The question is not one of jurisdiction between the old Board of Adjustment and this, but rather whether the claimant delayed too long in taking his appeal. Conceding that appeals should be prosecuted promptly, particularly in view of the penalty provisions of the rule in question, we do not think that in the light of the peculiar facts here involved the delay in question was unreasonable. The carrier calls attention to the fact that the old Board met January 18, 1944. Whether that was the last meeting does not appear, but presumably the carrier argues that the appeal should have been presented at that time. In view of the fact that the claimant was taking the matter up with the railroad officials during the month of December, the time was certainly short to expect him to present the matter before January 18 on penalty of losing his rights. We do not think that laches sufficient to bar the claimant can under all the cimcumstances be attributed to him.

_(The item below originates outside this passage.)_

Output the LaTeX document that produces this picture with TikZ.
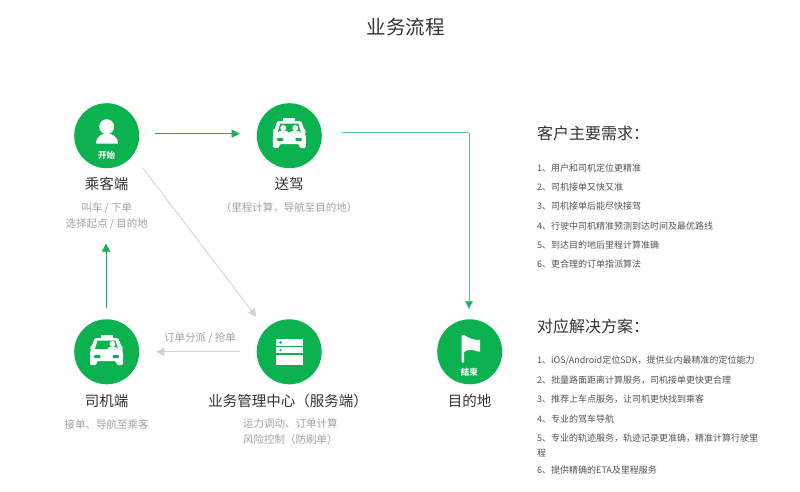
\documentclass[tikz,border=0pt]{standalone}
\usepackage{fontspec}
\setmainfont{Noto Sans CJK SC}
\usetikzlibrary{arrows.meta}
\definecolor{brand}{HTML}{0BB24F}
\definecolor{linegreen}{HTML}{5CC489}
\definecolor{linegray}{HTML}{CBD5D0}
\definecolor{headgray}{HTML}{333333}
\definecolor{subgray}{HTML}{A3A3A3}
\definecolor{itemgray}{HTML}{555555}
\tikzset{
  disc/.style={circle,fill=brand,draw=none,minimum size=65pt,inner sep=0pt},
  nodename/.style={font=\fontsize{14.5}{16}\selectfont,text=headgray,inner sep=0pt},
  subtext/.style={font=\fontsize{10.5}{16}\selectfont,text=subgray,inner sep=0pt,align=center},
  subleft/.style={subtext,align=left,anchor=north west},
  disctag/.style={font=\fontsize{8.5}{10}\selectfont\bfseries,text=white,inner sep=0pt},
  heading/.style={font=\fontsize{16}{20}\selectfont,text=headgray,anchor=west,inner sep=0pt},
  item/.style={font=\fontsize{9}{14.5}\selectfont,text=itemgray,anchor=west,inner sep=0pt,align=left},
  arrowgreen/.style={draw=brand,line width=.7pt,-{Triangle[length=8pt,width=8pt,fill=brand]}},
  arrowpale/.style={draw=linegreen,line width=.8pt,-{Triangle[length=8pt,width=8pt,fill=brand]}},
  arrowgray/.style={draw=linegray,line width=.8pt,-{Triangle[length=8pt,width=8pt,fill=linegray]}},
}
\newcommand{\taxibody}{%
  \fill[white] (-6,-15) rectangle (6,-11.5);
  \fill[white,rounded corners=1.5pt] (-12,-12) -- (12,-12) -- (15,-3) -- (16.5,-3) -- (16.5,-.5) -- (15,-.5) -- (16.5,2) -- (16.5,15) -- (10,15) -- (10,11) -- (-10,11) -- (-10,15) -- (-16.5,15) -- (-16.5,2) -- (-15,-.5) -- (-16.5,-.5) -- (-16.5,-3) -- (-15,-3) -- cycle;
  \fill[brand] (-9,-9.5) -- (9,-9.5) -- (11.5,-1) -- (-11.5,-1) -- cycle;
  \fill[brand,rounded corners=1pt] (-12.5,5) rectangle (-6,8);
  \fill[brand,rounded corners=1pt] (6,5) rectangle (12.5,8);
}
\begin{document}
\begin{tikzpicture}[x=1pt,y=-1pt]
\useasboundingbox[fill=white] (0,0) rectangle (800,491);
\node[font=\fontsize{19.5}{22}\selectfont,text=headgray,inner sep=0pt] (title) at (405.5,27) {业务流程};

\node[disc] (rider) at (106.7,135.7) {};
\node[disc] (ride) at (289.3,135.7) {};
\node[disc] (driver) at (106.7,351.8) {};
\node[disc] (server) at (289.2,351.8) {};
\node[disc] (dest) at (469.7,351.8) {};

% person
\fill[white] (106.7,126.7) circle (7.5);
\fill[white] (96,143.5) .. controls (96.5,136) and (102,133.5) .. (106.7,133.5) .. controls (112,133.5) and (117.5,136) .. (118,143.5) -- cycle;
\node[disctag] (starttag) at (106.7,155) {开始};

% passenger taxi
\begin{scope}[shift={(289.3,133)}]
  \taxibody
  \fill[white] (-6,-5) circle (3);
  \fill[white] (6,-5) circle (3);
  \fill[white] (-11,-1) .. controls (-10,-3) and (-2,-3) .. (-1,-1) -- cycle;
  \fill[white] (1,-1) .. controls (2,-3) and (10,-3) .. (11,-1) -- cycle;
\end{scope}

% driver taxi
\begin{scope}[shift={(106.5,350)}]
  \taxibody
  \fill[white] (6,-6) circle (3);
  \fill[white] (0.5,-1) .. controls (1.5,-4) and (10.5,-4) .. (11.5,-1) -- cycle;
\end{scope}

% server
\fill[white] (275.7,339.3) rectangle (302.7,345.7);
\fill[white] (275.7,347) rectangle (302.7,353.3);
\fill[white] (275.7,355) rectangle (302.7,365);
\fill[brand] (280.5,342.5) circle (1.3);
\fill[brand] (280.5,350.1) circle (1.3);

% flag
\fill[white,rounded corners=.8pt] (461.7,335) rectangle (464.2,362.7);
\fill[white] (464,335) .. controls (468,338) and (475,340.5) .. (480,340) -- (480,351.7) .. controls (475,352) and (472,347) .. (464,352) -- cycle;
\node[disctag] (endtag) at (469.3,372) {结束};

\node[nodename] (n1) at (106.7,184) {乘客端};
\node[subtext] (s1) at (106.7,216) {叫车 / 下单\\选择起点 / 目的地};
\node[nodename] (n2) at (289,184) {送驾};
\node[subtext] (s2) at (289,208) {（里程计算，导航至目的地）};
\node[nodename] (n3) at (106.5,401) {司机端};
\node[subtext] (s3) at (106.5,424.5) {接单、导航至乘客};
\node[nodename] (n4) at (288,401) {业务管理中心（服务端）};
\node[subleft] (s4) at (243,418) {运力调动、订单计算\\风险控制（防刷单）};
\node[nodename] (n5) at (469.5,401) {目的地};
\node[subtext] (lab) at (200,338) {订单分派 / 抢单};

\draw[arrowgreen] ([shift={(16,-2)}]rider.east) -- ([shift={(-17,-2)}]ride.west);
\draw[draw=linegreen,line width=.8pt] ([shift={(20,-3)}]ride.east) -- ([shift={(-.7,-219.1)}]dest.center);
\draw[arrowpale] ([shift={(-.7,-219.1)}]dest.center) -- ([shift={(-.7,-10)}]dest.north);
\draw[arrowgray] ([shift={(36,32)}]rider.center) -- ([shift={(-33,-35)}]server.center);
\draw[arrowgray] ([shift={(-17,0)}]server.west) -- ([shift={(17,0)}]driver.east);
\draw[arrowgreen] ([shift={(-.7,-11)}]driver.north) -- ([shift={(-.7,14)}]s1.south);

\node[heading] (h1) at (537,133) {客户主要需求：};
\node[item] (a1) at (537,168) {1、用户和司机定位更精准};
\node[item] (a2) at (537,187) {2、司机接单又快又准};
\node[item] (a3) at (537,206.5) {3、司机接单后能尽快接驾};
\node[item] (a4) at (537,226) {4、行驶中司机精准预测到达时间及最优路线};
\node[item] (a5) at (537,245) {5、到达目的地后里程计算准确};
\node[item] (a6) at (537,264.5) {6、更合理的订单指派算法};

\node[heading] (h2) at (537,326) {对应解决方案：};
\node[item] (b1) at (537,360.5) {1、iOS/Android定位SDK，提供业内最精准的定位能力};
\node[item] (b2) at (537,380) {2、批量路面距离计算服务，司机接单更快更合理};
\node[item] (b3) at (537,399.5) {3、推荐上车点服务，让司机更快找到乘客};
\node[item] (b4) at (537,419) {4、专业的驾车导航};
\node[item] (b5) at (537,445.5) {5、专业的轨迹服务，轨迹记录更准确，精准计算行驶里\\程};
\node[item] (b6) at (537,470) {6、提供精确的ETA及里程服务};
\end{tikzpicture}
\end{document}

The neglect of duty consisted in the claimant being in the cab of a locomo tive during working hours where he had no right to be. At best he seems to have stopped there for but a few minutes during a lull in his work. Had he been a consistent offender in this respect the discipline imposed might have been justified. But no such penalty seems to have been imposed on others who had similarly offended. This Board is loathe to interfere in cases of discipline if there is any reasonable ground on which it can be justified. Where the record as here indicates that the penalty is beyond all reason, this Board has not hesitated to interfere.


                AWARD


    Claim sustained.


            NATIONAL RAILROAD ADJUSTMENT BOARD

            By Order of Second Division


ATTEST: (Sgd.) J. L. Mindling
Secretary

Dated at Chicago, Illinois, this 5th day of March, 1946.